If you don’t return a rental car on time, it’s late. But at some point, it stops being late and becomes a stolen car. Hertz — and all of the rental car companies — eventually report the car stolen.
But while Hertz is apparently good at reporting cars as stolen, it isn’t so good at reporting cars as un-stolen. That is, sometimes the car eventually gets returned (“Huh? I didn’t realize that it was a week late.”) and then the next renter is still driving a car that had been reported stolen with no correction. That subsequent renter gets pulled over by the police, sometimes arrested, and sometimes at gunpoint. This is not a hypothetical or a Black Mirror episode. It’s, unfortunately, a very real pattern.
For example, when a NASA employee rented a car from Hertz, he certainly had no idea that the previous renter of that car hadn’t returned it on time. Pulled over, the “NASA employee was surrounded by police with guns drawn. He was cuffed and arrested in front of co-workers, accused of stealing a Hertz rental car. Hertz later said it was a mistake.”
In another example, the victim “spent 37 days in jail,” and “she lost her job, missed her nursing school graduation and had a miscarriage.” Crazy.

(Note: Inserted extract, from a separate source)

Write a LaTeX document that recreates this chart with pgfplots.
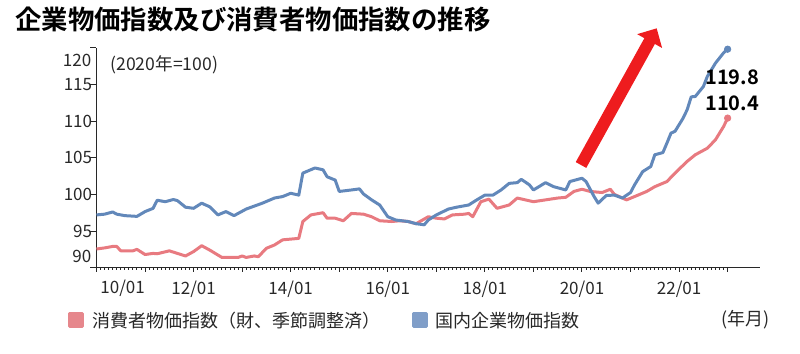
\documentclass[border=0pt]{standalone}
\usepackage{fontspec}
\setmainfont{Noto Sans CJK JP}[BoldFont={Noto Sans CJK JP Bold}]
\usepackage{pgfplots}
\usepackage{pgfplotstable}
\pgfplotsset{compat=1.18}
\usetikzlibrary{arrows.meta}
\definecolor{cblue}{RGB}{98,136,186}
\definecolor{cpink}{RGB}{232,122,128}
\definecolor{lblue}{RGB}{128,158,200}
\definecolor{lpink}{RGB}{230,135,140}
\definecolor{cred}{RGB}{238,28,30}
\definecolor{ctext}{RGB}{40,40,40}

% months since 2010/01
\pgfplotstableread{
m v
0 97.2
2 97.3
4 97.6
5 97.3
7 97.1
10 97.0
12 97.65
14 98.1
15 99.2
17 99.0
19 99.3
20 99.15
22 98.25
24 98.1
26 98.8
28 98.3
30 97.2
32 97.65
34 97.1
37 98.0
40 98.6
41 98.8
44 99.5
46 99.7
48 100.15
50 99.9
51 102.9
54 103.6
56 103.35
57 102.4
59 101.95
60 100.4
63 100.6
65 100.75
66 100.05
68 99.25
70 98.55
72 96.95
74 96.5
77 96.3
79 96.0
81 95.85
82 96.5
84 97.2
87 98.0
89 98.25
92 98.55
94 99.25
96 99.9
98 99.9
100 100.6
102 101.5
104 101.6
105 102.05
107 101.3
108 100.6
111 101.6
113 101.05
116 100.6
117 101.75
120 102.2
121 101.75
123 99.7
124 98.8
126 99.85
128 99.9
130 99.5
132 100.25
133 101.3
135 103.1
137 103.8
138 105.4
140 105.7
141 107.0
142 108.35
143 108.6
145 110.4
146 111.55
147 113.3
148 113.35
150 114.7
151 116.1
153 117.9
155 119.3
156 119.8
}\cgpi

\pgfplotstableread{
m v
0 92.55
2 92.7
4 92.9
5 92.9
6 92.3
9 92.3
10 92.5
12 91.8
14 91.95
15 91.9
18 92.3
20 91.95
22 91.6
24 92.2
26 93.0
28 92.4
31 91.4
33 91.4
35 91.4
36 91.6
37 91.4
39 91.6
40 91.5
42 92.65
44 93.1
46 93.8
48 93.9
50 94.0
51 96.3
53 97.2
56 97.5
57 96.75
59 96.75
61 96.4
63 97.4
66 97.3
68 96.95
70 96.4
73 96.3
75 96.4
77 96.3
79 96.0
82 96.95
84 96.75
86 96.65
88 97.2
91 97.3
92 97.4
93 96.95
95 99.0
97 99.35
99 98.1
102 98.55
104 99.5
106 99.25
108 99.0
111 99.25
114 99.5
116 99.6
118 100.4
120 100.7
122 100.4
125 100.25
127 100.7
128 100.0
131 99.25
133 99.7
136 100.4
138 101.05
141 101.75
143 102.9
146 104.5
148 105.4
151 106.3
153 107.45
155 109.25
156 110.4
}\cpi

\pgfplotstableread{
m v
156 119.8
}\cgpiend
\pgfplotstableread{
m v
156 110.4
}\cpiend

\begin{document}
\begin{tikzpicture}
\begin{scope}[x=0.5pt,y=-0.5pt]
\useasboundingbox (0,0) rectangle (800,354);
\end{scope}
\begin{axis}[
  at={(48.25pt,-133.85pt)}, anchor=south west,
  scale only axis, width=331.75pt, height=110pt,
  xmin=0, xmax=164, ymin=90, ymax=120,
  axis x line*=bottom, axis y line*=left,
  axis line style={-, draw=ctext, line width=0.6pt},
  tick align=outside,
  xtick={0,12,...,156},
  xticklabels={,,12/01,,14/01,,16/01,,18/01,,20/01,,22/01,},
  minor x tick num=11,
  major tick length=2pt, minor tick length=1pt,
  ytick style={/pgfplots/major tick length=3pt},
  ytick={90,95,...,120},
  yticklabels={,95,100,105,110,115,},
  tick style={draw=ctext, line width=0.5pt},
  ticklabel style={font=\fontsize{8.5pt}{8.5pt}\selectfont, text=ctext},
  xticklabel style={anchor=north, inner sep=0pt, yshift=-4.5pt},
  yticklabel style={anchor=east, inner sep=0pt},
  /pgf/number format/assume math mode=true,
  clip=false,
  legend style={at={(-0.0432,-0.2364)}, anchor=west, draw=none, fill=none,
    inner sep=0pt, legend columns=2,
    font=\fontsize{9pt}{9pt}\selectfont, text=ctext,
    nodes={inner sep=0pt, text depth=0pt},
    cells={anchor=west},
    /tikz/every odd column/.append style={column sep=4.15pt},
    /tikz/every even column/.append style={column sep=15.8pt}},
]
\addplot[cpink, line width=1.5pt, line join=round,
  legend image code/.code={\fill[lpink] (0pt,-3.175pt) rectangle (6.35pt,3.175pt);}]
  table[x=m,y=v] {\cpi};
\addlegendentry{消費者物価指数（財、季節調整済）}
\addplot[cblue, line width=1.5pt, line join=round,
  legend image code/.code={\fill[lblue] (0pt,-3.175pt) rectangle (6.35pt,3.175pt);}]
  table[x=m,y=v] {\cgpi};
\addlegendentry{国内企業物価指数}
\addplot[cpink, only marks, mark=*, mark size=1.6pt, forget plot] table[x=m,y=v] {\cpiend};
\addplot[cblue, only marks, mark=*, mark size=1.6pt, forget plot] table[x=m,y=v] {\cgpiend};
\end{axis}
\begin{scope}[x=0.5pt,y=-0.5pt]
\node[anchor=west, inner sep=0pt, font=\bfseries\fontsize{13.2pt}{13.2pt}\selectfont, text=black] at (15,19.7) {企業物価指数及び消費者物価指数の推移};
\node[anchor=east, inner sep=0pt, font=\fontsize{8.5pt}{8.5pt}\selectfont, text=ctext] at (91.7,60.7) {120};
\node[anchor=east, inner sep=0pt, font=\fontsize{8.5pt}{8.5pt}\selectfont, text=ctext] at (91.7,256.7) {90};
\node[anchor=north west, inner sep=0pt, font=\fontsize{8.5pt}{8.5pt}\selectfont, text=ctext] at (100,280) {10/01};
\node[anchor=west, inner sep=0pt, font=\fontsize{8.8pt}{8.8pt}\selectfont, text=ctext] at (110,65) {(2020年=100)};
\node[anchor=east, inner sep=0pt, font=\fontsize{9pt}{9pt}\selectfont, text=ctext] at (770,319.7) {(年月)};
\node[anchor=east, inner sep=0pt, font=\bfseries\fontsize{10pt}{10pt}\selectfont, text=black] at (759.3,77.5) {119.8};
\node[anchor=east, inner sep=0pt, font=\bfseries\fontsize{10pt}{10pt}\selectfont, text=black] at (759.3,103) {110.4};
\draw[cred, line width=6pt, -{Triangle[length=7.3pt, width=13.8pt]}] (581,165) -- (656.7,28.3);
\end{scope}
\end{tikzpicture}
\end{document}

How does this happen? The police employ automated license plate readers (ALPRs). You drive by with a car marked as stolen and it triggers in the squad car. The police then pull you over, guns ready. It’s scary, it’s dangerous, and it could be easily prevented by the car rental companies.
Hertz has claimed that this issue stopped with its 2020 covid bankruptcy. But that’s not true; indeed, the false arrest problem has apparently continued.